The director, Bennett Miller, and screenwriters, Aaron Sorkin (of West Wing and The Social Network) and Steven Zaillian, figured out how to make an emotional movie from Billie Beane’s method of building a winning baseball club on a budget.
Using a Yale graduate, Peter Brand, and his innovative way to evaluate players to build a winning roster, the Oakland Athletics’ general manager, Billy Beane did just that. Billy tells Brand while they are contemplating what they have done, and its’ impact, “If we win, it will change the game.” Before this method was tried, conferences about the next year’s roster were shown in the movie to come down to whether a player had a good face, whether he partied too much during season, and whether his girlfriend was good looking (an ugly girlfriend meant that the player had no confidence.)
Great performances were turned in from Phillip Seymour Hoffman (who is good in whatever he undertakes) as the A’s manager, Jonah Hill (who you will recognize from most of the boys behaving badly movies) as Peter Brand, and Kerris Dorsey (from the Brothers and Sisters TV series) as Beane’s daughter. Prior to this movie, Brad Pitt has been known more for his looks than his acting ability, but this film might change that perception for many of you, as it did for me.
There were a few scenes that were a little long, but those times were few, since the director, Bennett Miller, keeps the pace up nicely, from flashbacks to Bean’s short major league career to the process of using batting statistics to get a winning club for a miniscule amount, compared to the Yankee’s budget. As Billy tells a player famous for stealing bases, ” I pay you to get on first, not to get thrown out at second.”

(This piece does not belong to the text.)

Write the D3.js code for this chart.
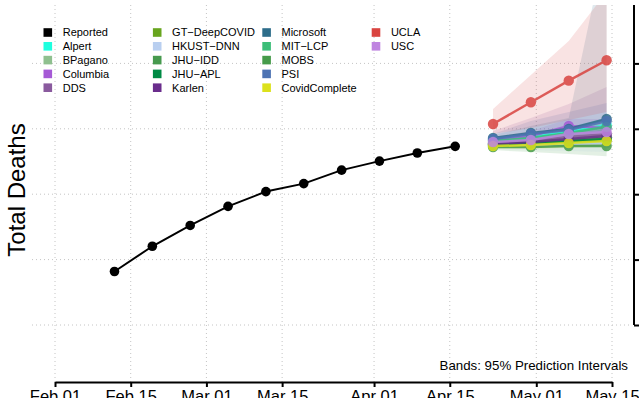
<!DOCTYPE html>
<html><head><meta charset="utf-8">
<script src="https://cdn.jsdelivr.net/npm/d3@7"></script>
<style>html,body{margin:0;padding:0;overflow:hidden;background:#fff}
text{font-family:"Liberation Sans",Arial,Helvetica,sans-serif}</style>
</head><body><svg id="chart" width="639" height="398"></svg>
<script>
// ---------- DATA ----------
const reportedDates = ["2021-02-12","2021-02-19","2021-02-26","2021-03-05","2021-03-12","2021-03-19","2021-03-26","2021-04-02","2021-04-09","2021-04-16"];
const reportedValues = [44090,46020,47610,49070,50200,50810,51840,52530,53150,53660];
const forecastDates = ["2021-04-23","2021-04-30","2021-05-07","2021-05-14"];

const modelNames = ["Alpert","BPagano","Columbia","DDS","GT\u2212DeepCOVID","HKUST\u2212DNN","JHU\u2212IDD","JHU\u2212APL","Karlen","Microsoft","MIT\u2212LCP","MOBS","PSI","CovidComplete","UCLA","USC"];
const modelColors = ["#1effdf","#8fc08f","#a65ad6","#8a5a9e","#68a51e","#b9cff0","#479a4e","#008a44","#6a2d8c","#2d6d8a","#3cbe78","#469b4a","#4d73b3","#dce11c","#d94440","#bf85e0"];

const meanAlpert = [54140,54370,54750,55290];
const meanBPagano = [53910,54070,54220,54370];
const meanColumbia = [54140,54450,55220,55060];
const meanDDS = [53910,54140,54370,54600];
const meanGT = [53760,53840,53990,54140];
const meanHKUST = [53680,53760,53840,53910];
const meanJHUIDD = [53840,53990,54140,54300];
const meanJHUAPL = [53760,53910,54070,54220];
const meanKarlen = [53840,53990,54220,54450];
const meanMicrosoft = [54300,54680,54980,55750];
const meanMITLCP = [54070,54300,54680,55150];
const meanMOBS = [53610,53610,53680,53680];
const meanPSI = [54220,54600,54910,55600];
const meanCovidComplete = [53680,53760,53910,54070];
const meanUCLA = [55370,57030,58680,60240];
const meanUSC = [53990,54140,54600,54750];

const lowerAlpert = [53990,54140,54450,54830];
const upperAlpert = [54300,54680,55150,55830];
const lowerBPagano = [53760,53840,53910,53990];
const upperBPagano = [54070,54300,54530,54830];
const lowerColumbia = [53990,54140,54680,54600];
const upperColumbia = [54370,54830,55750,55750];
const lowerDDS = [53680,53760,53840,53910];
const upperDDS = [54830,55830,56900,58200];
const lowerGT = [53530,53530,53610,53610];
const upperGT = [54070,54300,54530,54830];
const lowerHKUST = [53450,53370,53300,53220];
const upperHKUST = [53910,54140,54370,54600];
const lowerJHUIDD = [53610,53680,53760,53840];
const upperJHUIDD = [54070,54450,54830,55300];
const lowerJHUAPL = [53530,53610,53680,53760];
const upperJHUAPL = [53990,54300,54600,54980];
const lowerKarlen = [53610,53610,53680,53680];
const upperKarlen = [54070,54450,54830,55300];
const lowerMicrosoft = [54070,54370,54680,55140];
const upperMicrosoft = [54530,55220,55830,69430];
const lowerMITLCP = [53910,54070,54300,54600];
const upperMITLCP = [54220,54600,55060,55750];
const lowerMOBS = [53370,53220,53070,52910];
const upperMOBS = [53840,53990,54300,54600];
const lowerPSI = [53990,54220,54450,54750];
const upperPSI = [54600,55600,56280,56970];
const lowerCovidComplete = [53450,53450,53530,53610];
const upperCovidComplete = [53910,54140,54370,54680];
const lowerUCLA = [54600,55060,55670,56280];
const upperUCLA = [56510,59110,61710,65460];
const lowerUSC = [53840,53910,54220,54300];
const upperUSC = [54220,54450,54980,55300];

const xTickDates = ["2021-02-01","2021-02-15","2021-03-01","2021-03-15","2021-04-01","2021-04-15","2021-05-01","2021-05-15"];
const xTickLabels = ["Feb 01","Feb 15","Mar 01","Mar 15","Apr 01","Apr 15","May 01","May 15"];
const yTickValues = [40000,45000,50000,55000,60000];
const yTitle = "Total Deaths";
const bandNote = "Bands: 95% Prediction Intervals";
const reportedLabel = "Reported";

// ---------- BUILD ----------
const means = [meanAlpert,meanBPagano,meanColumbia,meanDDS,meanGT,meanHKUST,meanJHUIDD,meanJHUAPL,meanKarlen,meanMicrosoft,meanMITLCP,meanMOBS,meanPSI,meanCovidComplete,meanUCLA,meanUSC];
const lowers = [lowerAlpert,lowerBPagano,lowerColumbia,lowerDDS,lowerGT,lowerHKUST,lowerJHUIDD,lowerJHUAPL,lowerKarlen,lowerMicrosoft,lowerMITLCP,lowerMOBS,lowerPSI,lowerCovidComplete,lowerUCLA,lowerUSC];
const uppers = [upperAlpert,upperBPagano,upperColumbia,upperDDS,upperGT,upperHKUST,upperJHUIDD,upperJHUAPL,upperKarlen,upperMicrosoft,upperMITLCP,upperMOBS,upperPSI,upperCovidComplete,upperUCLA,upperUSC];
const parse = d3.utcParse("%Y-%m-%d");
const fDates = forecastDates.map(parse);
const models = modelNames.map((n,i)=>({name:n,color:modelColors[i],
  pts:fDates.map((d,j)=>({d:d,v:means[i][j],lo:lowers[i][j],hi:uppers[i][j]}))}));
const reported = reportedDates.map((d,i)=>({d:parse(d),v:reportedValues[i]}));

const svg = d3.select("#chart");
const x = d3.scaleUtc().domain([parse("2021-02-01"),parse("2021-05-15")]).range([55,612]);
const y = d3.scaleLinear().domain([40000,65000]).range([325,-2]);
const plot = {x0:32,x1:630,y0:5,y1:382};

svg.append("defs").append("clipPath").attr("id","clip").append("rect")
  .attr("x",plot.x0).attr("y",plot.y0).attr("width",plot.x1-plot.x0).attr("height",plot.y1-plot.y0);

// gridlines
const grid = svg.append("g").attr("stroke","#c4c4c4").attr("stroke-width",1).attr("stroke-dasharray","1,3");
grid.selectAll("line.v").data(xTickDates.map(parse)).join("line")
  .attr("x1",d=>x(d)).attr("x2",d=>x(d)).attr("y1",plot.y0).attr("y2",plot.y1);
grid.selectAll("line.h").data(yTickValues).join("line")
  .attr("x1",plot.x0).attr("x2",plot.x1).attr("y1",d=>y(d)).attr("y2",d=>y(d));

const g = svg.append("g").attr("clip-path","url(#clip)");
// bands
const area = d3.area().x(p=>x(p.d)).y0(p=>y(p.lo)).y1(p=>y(p.hi));
g.selectAll("path.band").data(models).join("path")
  .attr("d",m=>area(m.pts)).attr("fill",m=>m.color).attr("fill-opacity",0.15).attr("stroke","none");

// reported
const line = d3.line().x(p=>x(p.d)).y(p=>y(p.v));
g.append("path").attr("d",line(reported)).attr("fill","none").attr("stroke","#000").attr("stroke-width",2);
g.selectAll("circle.rep").data(reported).join("circle")
  .attr("cx",p=>x(p.d)).attr("cy",p=>y(p.v)).attr("r",4.8).attr("fill","#000");

// forecasts
const fg = g.selectAll("g.model").data(models).join("g").attr("opacity",0.85);
fg.append("path").attr("d",m=>line(m.pts)).attr("fill","none").attr("stroke",m=>m.color).attr("stroke-width",2.5);
fg.selectAll("circle").data(m=>m.pts.map(p=>({p:p,c:m.color}))).join("circle")
  .attr("cx",o=>x(o.p.d)).attr("cy",o=>y(o.p.v)).attr("r",5.2).attr("fill",o=>o.c);

// x axis
const xa = svg.append("g").attr("transform","translate(0,382)")
  .call(d3.axisBottom(x).tickValues(xTickDates.map(parse)).tickFormat((d,i)=>xTickLabels[i]).tickSize(5).tickSizeOuter(0).tickPadding(3.5));
xa.select(".domain").attr("stroke-width",2);
xa.selectAll(".tick line").attr("stroke-width",2);
xa.selectAll("text").attr("font-size",16.5).attr("fill","#000").attr("font-family","Liberation Sans, Arial, sans-serif");

// y axis (right) - its labels lie outside the cropped picture, as in the reference
const ya = svg.append("g").attr("transform","translate(634,0)")
  .call(d3.axisRight(y).tickValues(yTickValues).tickFormat("").tickSize(6).tickSizeOuter(0));
ya.select(".domain").attr("d",`M0,${y(40000)}V${plot.y0}`).attr("stroke-width",2);
ya.selectAll(".tick line").attr("stroke-width",2);

// y title
svg.append("text").attr("transform",`translate(25,190) rotate(-90)`).attr("text-anchor","middle")
  .attr("font-size",24).attr("fill","#000").text(yTitle);

// band note
svg.append("text").attr("x",628).attr("y",370).attr("text-anchor","end").attr("font-size",13.3).attr("fill","#000").text(bandNote);

// legend
const legendItems = [{name:reportedLabel,color:"#000"}].concat(models.map(m=>({name:m.name,color:m.color})));
const lg = svg.append("g");
legendItems.forEach((it,i)=>{
  const col = Math.floor(i/5), row = i%5;
  const lx = 43.5 + col*109.4, ly = 32.5 + row*13.8;
  lg.append("rect").attr("x",lx).attr("y",ly-4.3).attr("width",8.6).attr("height",8.6).attr("fill",it.color);
  lg.append("text").attr("x",lx+19.2).attr("y",ly+3.9).attr("font-size",11).attr("fill","#000").text(it.name);
});
</script></body></html>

Similarly, for you local fans, the Tampa Bay Rays won the American League Pennant in 2008 with players earning a fraction of what the Yankees paid their players. See the Tampa Bays Rays history and statistics at www.juggle.com/tampa-bay-rays.
This movie was unexpectedly emotional, surpassing my expectations. I’d recommend that you see it. Good sports films are usually based on romantic plots or cliches. This one is based on statistics.